I. Was the Demurrer Properly Sustained?

We conclude that (1) the demurrer was properly sustained as to those claims for which plaintiff lacks standing, but that (2) the demurrer should have been overruled as to plaintiff's Rosenthal Act claim and derivative unfair competition law claim because, contrary to defendants' arguments, those claims are not barred as a matter of law.
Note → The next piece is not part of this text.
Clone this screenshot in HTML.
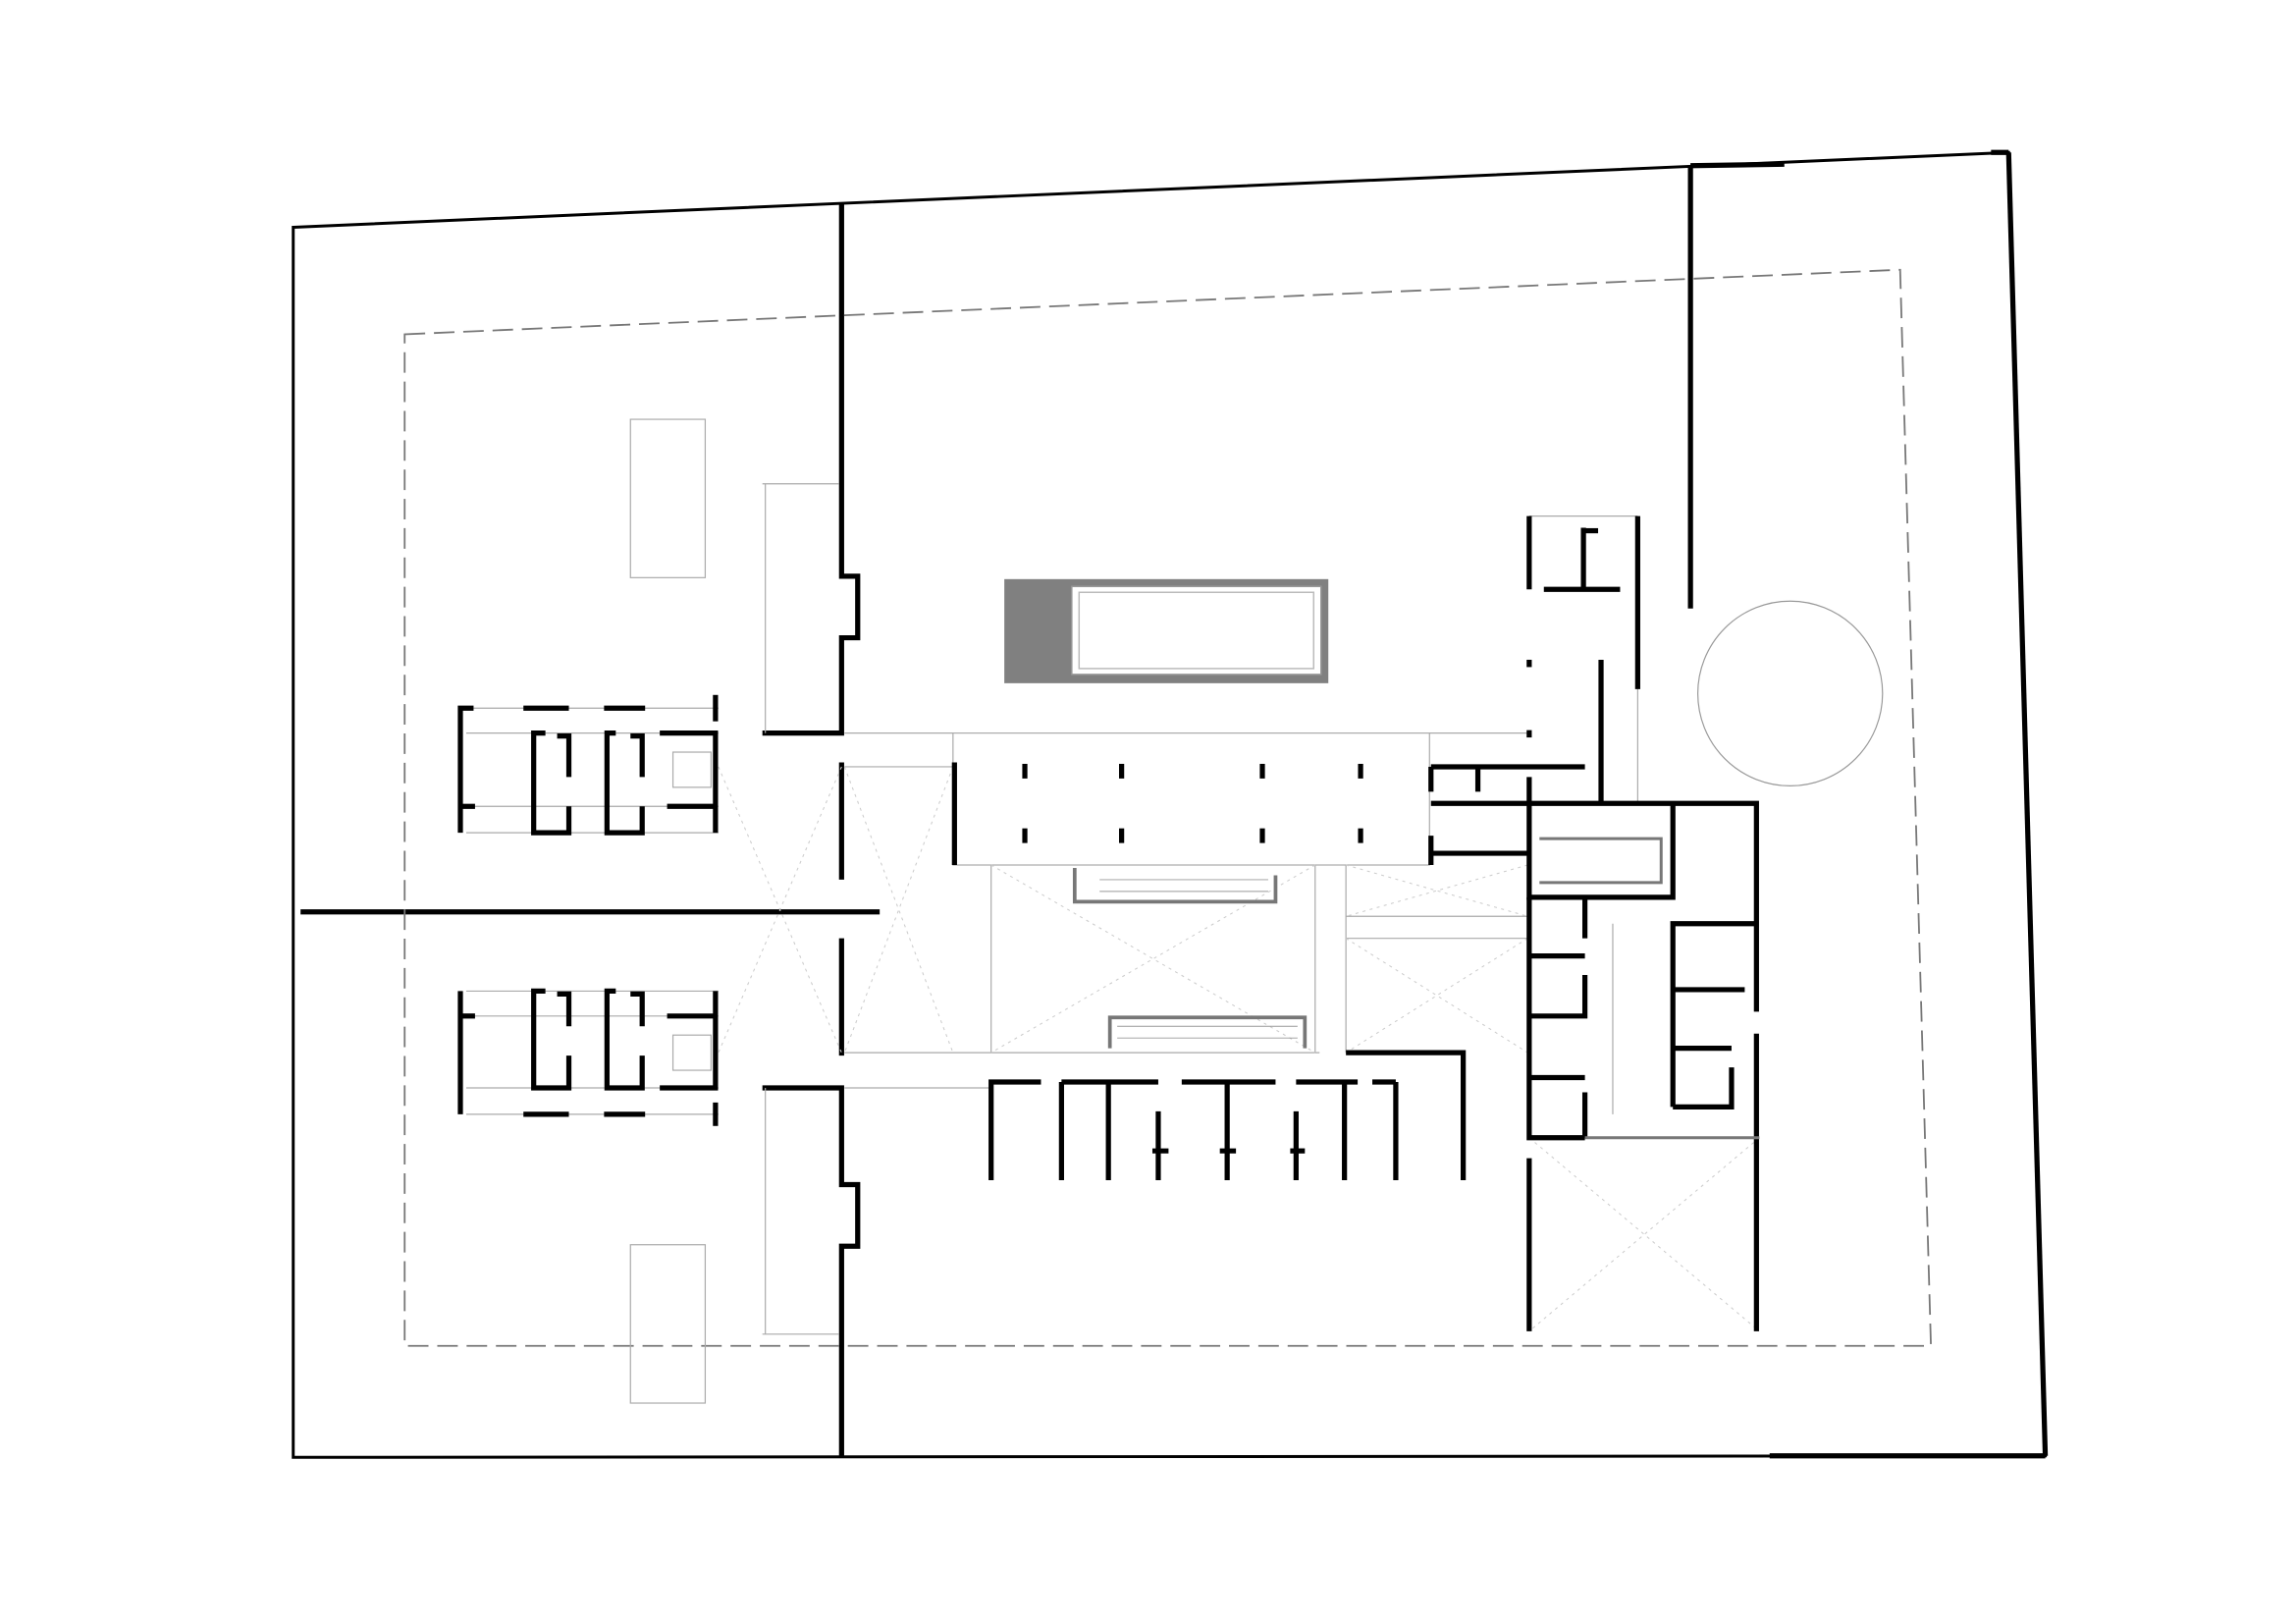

A. Claims for which plaintiff lacks standing

To bring a claim, the plaintiff must be the real party in interest. (Code Civ. Proc., § 367; Cloud v. Northrop Grumman Corp. (1998) 67 Cal.App.4th 995, 1004 (Cloud); see also Apartment Assn. of Los Angeles County, Inc. v. City of Los Angeles (2006) 136 Cal.App.4th 119, 128 [“A litigant's standing to sue is a threshold issue to be resolved before the matter can be reached on its merits”].) When a person prosecutes a petition for chapter 7 bankruptcy, the bankruptcy trustee, as the representative of the bankruptcy estate, becomes the real party in interest over the debtor's ‘pre-petition' causes of actions or claims because those causes of actions or claims, upon the debtor's filing for bankruptcy, “bec[a]me [the] property of the bankruptcy estate.” (Bostanian v. Liberty Savings Bank (1997) 52 Cal.App.4th 1075, 1081 (Bostanian); M & M Foods, Inc. v. Pacific American Fish Co. (2011) 196 Cal.App.4th 554, 562 (M & M Foods); Cloud, at p. 1001; 11 U.S.C. § 541(a)(1) [bankruptcy estate includes “all legal or equitable interests of the debtor in property as of the commencement of the case]; see also United States v. Whiting Pools, Inc. (1983) 462 U.S. 198, 203-205 & fn. 9 [causes of action are part of the “broad range of property” included in the bankruptcy estate].)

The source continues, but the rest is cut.